In a Serbian mine

Apr 24, 2007 11:16 GMT  ·  By

The power of Superman is at our reach. Kryptonite, the green mineral that sapped the hero's power when exposed to it, has turned from fiction to reality, as a similar one has just been discovered by a team from the mining group Rio Tinto in a Serbian mine.

"The real mineral is white and harmless. (...) it's not green and it doesn't glow either - although it will react to ultraviolet light by fluorescing a pinkish-orange," said Dr Chris Stanley, a mineralogist at London's Natural History Museum, to BBC. When Stanley decoded the mineral's chemical composition, he was surprised to see it was new for science, but ... already extant in the SF literature!...

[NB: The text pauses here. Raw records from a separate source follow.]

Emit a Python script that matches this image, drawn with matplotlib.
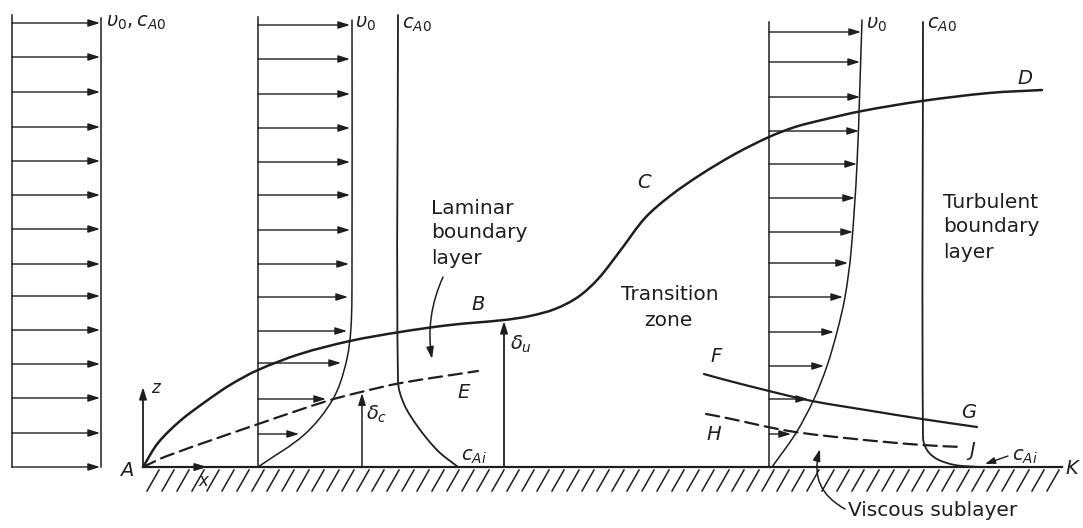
import numpy as np
import matplotlib.pyplot as plt
from matplotlib.path import Path
from matplotlib.patches import PathPatch

# heights above the wall (px) of the velocity arrows and where each arrow ends
z_uniform = [444, 410, 375, 340, 306, 272, 238, 203, 171, 137, 103, 69, 34, 0]
z_laminar = [442, 408, 373, 339, 305, 272, 237, 203, 170, 136, 104, 68, 33]
tip_laminar = [350, 350, 350, 350, 350, 350, 350, 349, 348, 347, 341, 326, 299]
z_turb = [435, 405, 370, 336, 303, 269, 235, 204, 170, 135, 101, 68, 33]
tip_turb = [861, 860, 860, 859, 857, 855, 853, 848, 843, 834, 824, 808, 791]

# velocity profile edges
lam_edge_x = [352, 352, 351, 346, 333, 305, 258]
lam_edge_z = [447, 200, 140, 104, 68, 33, 0]
turb_edge_x = [862, 857, 851, 845, 837, 827, 814, 796, 772]
turb_edge_z = [447, 303, 215, 170, 135, 101, 68, 34, 0]

# concentration profiles
conc_lam_x = [398, 398, 404, 418, 438, 458]
conc_lam_z = [452, 86, 63, 40, 16, 0]
conc_turb_x = [923, 923, 927, 937, 955, 979]
conc_turb_z = [445, 30, 17, 8, 2, 0]

# boundary layer edge A-B-C-D
abcd_x = [143, 158, 180, 205, 230, 258, 300, 350, 400, 450, 504, 530, 555, 578,
          598, 620, 645, 670, 700, 735, 769, 795, 822, 862, 922, 989, 1042]
abcd_z = [0, 24, 46, 65, 82, 97, 113, 126, 135, 142, 147, 151, 158, 170,
          188, 216, 249, 271, 292, 313, 330, 340, 347, 356, 366, 374, 377]

# concentration layer edge A-E
ae_x = [143, 167, 267, 327, 361, 401, 478]
ae_z = [0, 11, 46, 66, 75, 84, 96]

# viscous sublayer lines F-G (velocity) and H-J (concentration)
fg_x = [704, 722, 769, 812, 872, 922, 977]
fg_z = [93, 88, 76, 66, 56, 48, 40]
hj_x = [706, 722, 789, 855, 922, 962]
hj_z = [53, 50, 36, 28, 22, 20]

ink = '#1e1e1e'
plt.rcParams['font.family'] = ['DejaVu Sans']
plt.rcParams['mathtext.fontset'] = 'dejavusans'

fig = plt.figure(figsize=(10.83, 5.28), dpi=100)
ax = fig.add_axes([0, 0, 1, 1])
ax.set_xlim(0, 1083)
ax.set_ylim(-61, 467)
ax.axis('off')

head = '-|>,head_length=0.7,head_width=0.22'


def smooth(xs, zs, **kw):
    # smooth bezier path through the points, tangents from neighbouring points
    p = np.column_stack([xs, zs]).astype(float)
    tang = np.zeros_like(p)
    tang[0] = p[1] - p[0]
    tang[-1] = p[-1] - p[-2]
    tang[1:-1] = p[2:] - p[:-2]
    tang /= np.linalg.norm(tang, axis=1)[:, None]
    verts = [p[0]]
    codes = [Path.MOVETO]
    for i in range(len(p) - 1):
        d = np.linalg.norm(p[i + 1] - p[i]) / 3
        verts += [p[i] + tang[i] * d, p[i + 1] - tang[i + 1] * d, p[i + 1]]
        codes += [Path.CURVE4] * 3
    ax.add_patch(PathPatch(Path(verts, codes), fill=False, color=ink,
                           capstyle='round', **kw))


def arrow(start, end, lw=1.0, style=head, conn='arc3'):
    ax.annotate('', xy=end, xytext=start,
                arrowprops=dict(arrowstyle=style, color=ink, lw=lw,
                                shrinkA=0, shrinkB=0, connectionstyle=conn))


# wall and hatching
ax.plot([143, 1062], [0, 0], color=ink, lw=1.6)
for hx in np.arange(147, 1052, 15):
    ax.plot([hx, hx + 12], [-24, -3], color=ink, lw=1.1)

# uniform profile at the leading edge
ax.plot([12, 12], [452, 0], color=ink, lw=1.1)
ax.plot([101, 101], [449, 0], color=ink, lw=1.1)
for z in z_uniform:
    arrow((12, z), (100, z))

# laminar profile
ax.plot([258, 258], [450, 0], color=ink, lw=1.1)
smooth(lam_edge_x, lam_edge_z, lw=1.1)
for z, t in zip(z_laminar, tip_laminar):
    arrow((258, z), (t, z))
smooth(conc_lam_x, conc_lam_z, lw=1.3)

# turbulent profile
ax.plot([769, 769], [445, 0], color=ink, lw=1.1)
smooth(turb_edge_x, turb_edge_z, lw=1.1)
for z, t in zip(z_turb, tip_turb):
    arrow((769, z), (t, z))
smooth(conc_turb_x, conc_turb_z, lw=1.3)

# layer edges
smooth(abcd_x, abcd_z, lw=1.8)
smooth(ae_x, ae_z, lw=1.6, linestyle=(0, (6, 3)))
smooth(fg_x, fg_z, lw=1.6)
smooth(hj_x, hj_z, lw=1.6, linestyle=(0, (6, 3)))

# coordinate axes at A
arrow((143, 0), (207, 0), lw=1.3)
arrow((143, 0), (143, 80), lw=1.3)

# thickness arrows
arrow((362, 0), (362, 74), lw=1.1)
arrow((504, 0), (504, 146), lw=1.3)

# curved pointer arrows
arrow((443, 190), (432, 108), lw=1.1, conn='arc3,rad=0.15')
arrow((845, -42), (820, 18), lw=1.1, conn='arc3,rad=-0.4')
arrow((1008, 11), (985, 3), lw=1.0, style='-|>,head_length=0.6,head_width=0.2')

# point letters
letters = ['A', 'B', 'C', 'D', 'E', 'F', 'G', 'H', 'J', 'K']
letter_x = [127, 478, 644, 1025, 464, 716, 969, 714, 972, 1072]
letter_z = [-4, 163, 284, 389, 75, 111, 55, 33, 16, -1]
for s, lx, lz in zip(letters, letter_x, letter_z):
    ax.text(lx, lz, s, fontsize=14, style='italic', color=ink, ha='center', va='center')

ax.text(155, 79, 'z', fontsize=12, style='italic', color=ink, ha='center', va='center')
ax.text(203, -14, 'x', fontsize=12, style='italic', color=ink, ha='center', va='center')

sym = dict(fontsize=14, color=ink, va='center', ha='left')
ax.text(106, 444, r'$\upsilon_0, c_{A0}$', **sym)
ax.text(355, 443, r'$\upsilon_0$', **sym)
ax.text(402, 442, r'$c_{A0}$', **sym)
ax.text(866, 442, r'$\upsilon_0$', **sym)
ax.text(927, 442, r'$c_{A0}$', **sym)
ax.text(366, 53, r'$\delta_c$', **sym)
ax.text(510, 123, r'$\delta_u$', **sym)
ax.text(461, 11, r'$c_{Ai}$', **sym)
ax.text(1012, 11, r'$c_{Ai}$', **sym)

# region labels
lab = dict(fontsize=14.5, color=ink, va='center')
for i, s in enumerate(['Laminar', 'boundary', 'layer']):
    ax.text(431, 259 - 25 * i, s, ha='left', **lab)
for i, s in enumerate(['Turbulent', 'boundary', 'layer']):
    ax.text(943, 265 - 25 * i, s, ha='left', **lab)
ax.text(670, 172, 'Transition', ha='center', **lab)
ax.text(668, 146, 'zone', ha='center', **lab)
ax.text(933, -44, 'Viscous sublayer', ha='center', **lab)

fig.savefig('out.png', dpi=100, facecolor='white')
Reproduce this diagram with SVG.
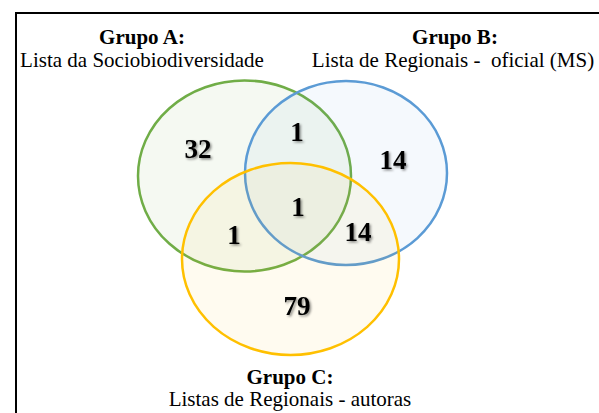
<svg xmlns="http://www.w3.org/2000/svg" width="599" height="413" viewBox="0 0 599 413">
<defs>
<filter id="sh" x="-30%" y="-30%" width="160%" height="160%">
<feDropShadow dx="1.5" dy="1.5" stdDeviation="1.2" flood-color="#000" flood-opacity="0.45"/>
</filter>
<style>
.t{font-family:"Liberation Serif","Times New Roman",serif;fill:#000;text-anchor:middle}
.h{font-size:21px;font-weight:bold}
.s{font-size:21px}
.n{font-family:"Liberation Serif","Times New Roman",serif;font-size:27px;font-weight:bold;fill:#000;text-anchor:middle;filter:url(#sh)}
.e{stroke-width:2.5}
</style>
</defs>
<rect x="0" y="0" width="599" height="413" fill="#fff"/>
<path d="M16 413 V13 H599" fill="none" stroke="#000" stroke-width="2"/>
<g id="setA">
<ellipse class="e" cx="244.5" cy="176" rx="106.5" ry="95.5" fill="#70AD47" fill-opacity="0.07" stroke="#70AD47"/>
</g>
<g id="setB">
<ellipse class="e" cx="346" cy="173" rx="101" ry="92" fill="#5B9BD5" fill-opacity="0.06" stroke="#5B9BD5"/>
</g>
<g id="setC">
<ellipse class="e" cx="290.5" cy="259" rx="108.5" ry="96" fill="#FFC000" fill-opacity="0.06" stroke="#FFC000"/>
</g>
<g id="labels">
<text class="t h" x="142" y="44">Grupo A:</text>
<text class="t s" x="142" y="67">Lista da Sociobiodiversidade</text>
<text class="t h" x="455" y="44">Grupo B:</text>
<text class="t s" x="453" y="67" xml:space="preserve">Lista de Regionais -  oficial (MS)</text>
<text class="t h" x="290" y="384">Grupo C:</text>
<text class="t s" x="290" y="406">Listas de Regionais - autoras</text>
</g>
<g id="counts">
<text class="n" x="198" y="158">32</text>
<text class="n" x="297" y="141">1</text>
<text class="n" x="393" y="169">14</text>
<text class="n" x="298" y="216">1</text>
<text class="n" x="234" y="244">1</text>
<text class="n" x="358" y="241">14</text>
<text class="n" x="297" y="315">79</text>
</g>
</svg>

"Towards the end of my research I searched the web using the mineral's chemical formula - sodium lithium boron silicate hydroxide - and was amazed to discover that same scientific name, written on a case of rock containing kryptonite stolen by Lex Luther from a museum in the film Superman Returns. The new mineral does not contain fluorine (which it does in the film) and is white rather than green but, in all other respects, the chemistry matches that for the rock containing kryptonite."

The mineral is very hard but also very small grained, each grain being less than 5 microns (1 micron=1/1,000,000 m) in diameter. The atomic composition was made at Canada's National Research Council by Dr Pamela Whitfield and Dr Yvon Le Page. "Being able to analyze all the properties of a mineral, both chemical and physical, brings us closer to confirming that it is indeed unique." explained Le Page.

The new chemical cannot be baptized kryptonite, as there is already a real element called krypton (a noble gas), but instead it will be named jadarite, after the place where the provenience mine is located, Jadar.

"If deposits occurred in sufficient quantity it could have some commercial value. It contains boron and lithium - two valuable elements with many applications. Borosilicate glasses are used to encapsulate processed radioactive waste, and lithium is used in batteries and in the pharmaceutical industries." explained Stanley.